The deepLearning4J jars are the ones that come with the wekaDeepLearning4J. I’ll see if i can get hold of newer jars and see if they don’t break the weka bits. Probably won’t be until tomorrow though now.


@Chondron I wonder if the weka code does any scaling…if it doesn’t then it may not matter how you tune. Going off the guide here: GitHub - Waikato/wekaDeeplearning4j: Weka package for the Deeplearning4j java library

You should be able to create your images a certain way. Ensure you can create them as scaled. (eg: normalize 0 to 1).

Unfortunately, I’ve no idea what you mean by this.

@Chondron I mean scaling your data zero to 1. Do you know if it does that before training the mdoel?

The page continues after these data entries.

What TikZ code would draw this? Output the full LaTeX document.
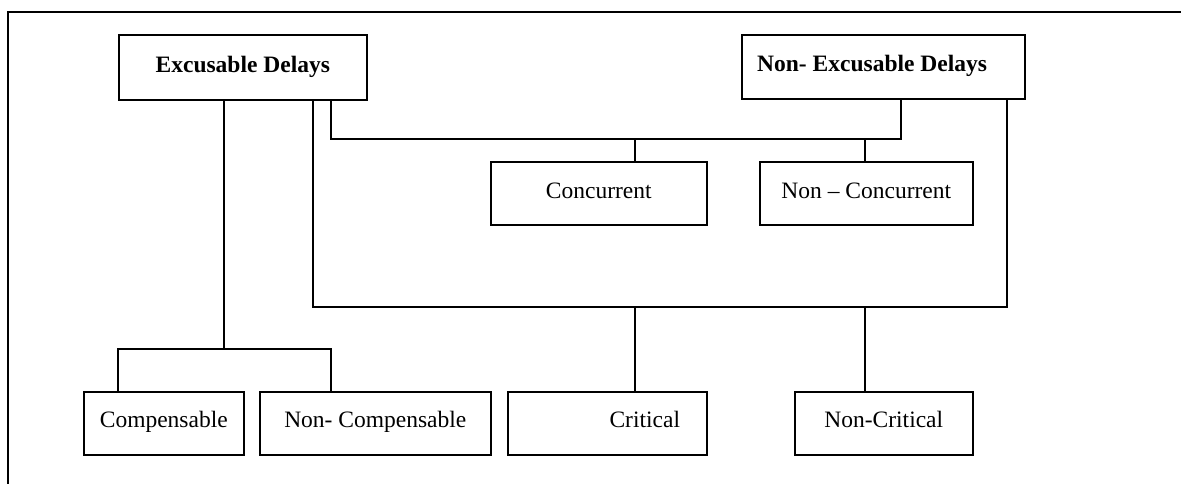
\documentclass[tikz,border=0pt]{standalone}
\usepackage{fontspec}
\setmainfont{Liberation Serif}
\begin{document}
\begin{tikzpicture}[x=1pt,y=1pt,
  box/.style={draw=black, line width=1.6pt, rectangle, inner sep=0pt, anchor=north west},
  lbl/.style={anchor=base, inner sep=0pt, font=\fontsize{23.5}{28}\selectfont},
  conn/.style={draw=black, line width=1.5pt, line cap=rect},
  frameline/.style={draw=black, line width=2pt}]
\useasboundingbox (0,0) rectangle (1181,-484);

% outer frame (top and left edges)
\draw[frameline] (8,-484) -- (8,-12) -- (1181,-12);

% top-level categories
\node[box, minimum width=248, minimum height=65] (ed) at (118,-34) {};
\node[lbl, font=\fontsize{23.5}{28}\selectfont\bfseries] at ([yshift=28]ed.south) {Excusable Delays};
\node[box, minimum width=283, minimum height=64] (ned) at (741,-34) {};
\node[lbl, font=\fontsize{23.5}{28}\selectfont\bfseries, anchor=base west] at ([yshift=28]ned.south west) {\hspace*{16pt}Non- Excusable Delays};

% middle row
\node[box, minimum width=216, minimum height=63] (conc) at (490,-161) {};
\node[lbl] at ([yshift=27]conc.south) {Concurrent};
\node[box, minimum width=213, minimum height=63] (nconc) at (759,-161) {};
\node[lbl] at ([yshift=27]nconc.south) {Non -- Concurrent};

% bottom row
\node[box, minimum width=160, minimum height=63] (comp) at (83,-391) {};
\node[lbl] at ([yshift=28]comp.south) {Compensable};
\node[box, minimum width=231, minimum height=63] (ncomp) at (259,-391) {};
\node[lbl] at ([yshift=28]ncomp.south) {Non- Compensable};
\node[box, minimum width=199, minimum height=63] (crit) at (507,-391) {};
\node[lbl] at ([xshift=37.5,yshift=28]crit.south) {Critical};
\node[box, minimum width=178, minimum height=63] (ncrit) at (794,-391) {};
\node[lbl] at ([yshift=28]ncrit.south) {Non-Critical};

% bus corners
\coordinate (b1l) at (118,-349);
\coordinate (b1m) at (224,-349);
\coordinate (b1r) at (331,-349);
\coordinate (b2l) at (313,-307);
\coordinate (b2r) at (1007,-307);
\coordinate (b3l) at (331,-139);
\coordinate (b3r) at (901,-139);

% Excusable -> Compensable / Non-Compensable
\draw[conn] (ed.south -| b1m) -- (b1m);
\draw[conn] (comp.north -| b1l) -- (b1l) -- (b1r) -- (ncomp.north -| b1r);

% Critical / Non-Critical bus
\draw[conn] (ed.south -| b2l) -- (b2l) -- (b2r) -- (ned.south -| b2r);
\draw[conn] (crit.north -| 635,0) -- (635,-307);
\draw[conn] (ncrit.north -| 865,0) -- (865,-307);

% Concurrent / Non-Concurrent bus
\draw[conn] (ed.south -| b3l) -- (b3l) -- (b3r) -- (ned.south -| b3r);
\draw[conn] (conc.north -| 635,0) -- (635,-139);
\draw[conn] (nconc.north -| 865,0) -- (865,-139);
\end{tikzpicture}
\end{document}
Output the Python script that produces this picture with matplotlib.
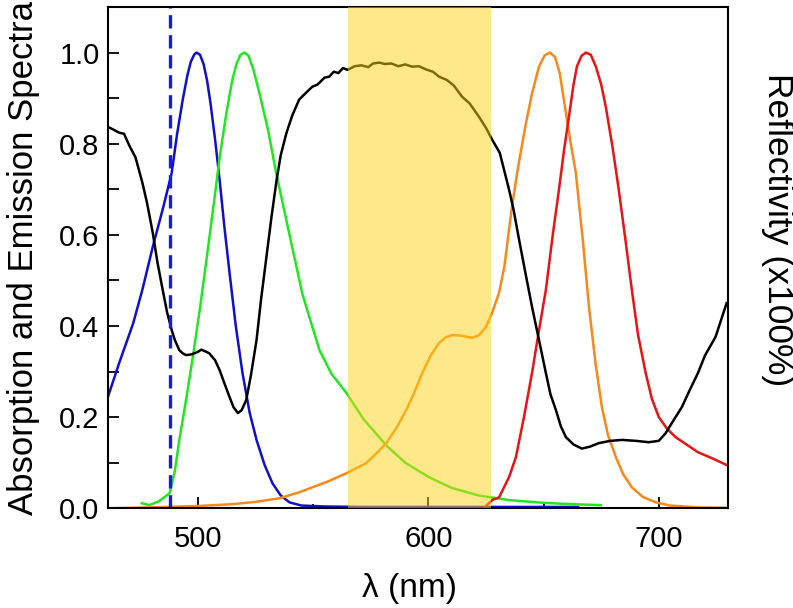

I’ve got the jars for 1.0.0-M2.1 - which appears to be the latest release? Seems to work (so far) so I’m having a play. Seems about 4x slower though, which is a bit concerning.

Sorry, I’m obviously being thick - but scaling my satellite images patches to between one and zero? I really don’t know what that refers to and I’ve not come across anything in the various hyperparameters that seems to match this. Do you have any reference to something that explains? Unless you’re referring to an activation function or something…


@Chondron pixel scaling. 0-255 → 0 to 1.
Almost every neural network has a form of image normalization built in to it to ensure the input data isn’t too large for a network to learn a pattern.

Cheers. I’ll expand my understanding by reading around this, and also try see what Weka does (I’d kind of hope it handles this sort of thing OK).

Actually, think about it I already knew that! Clearly having a slow neuron day.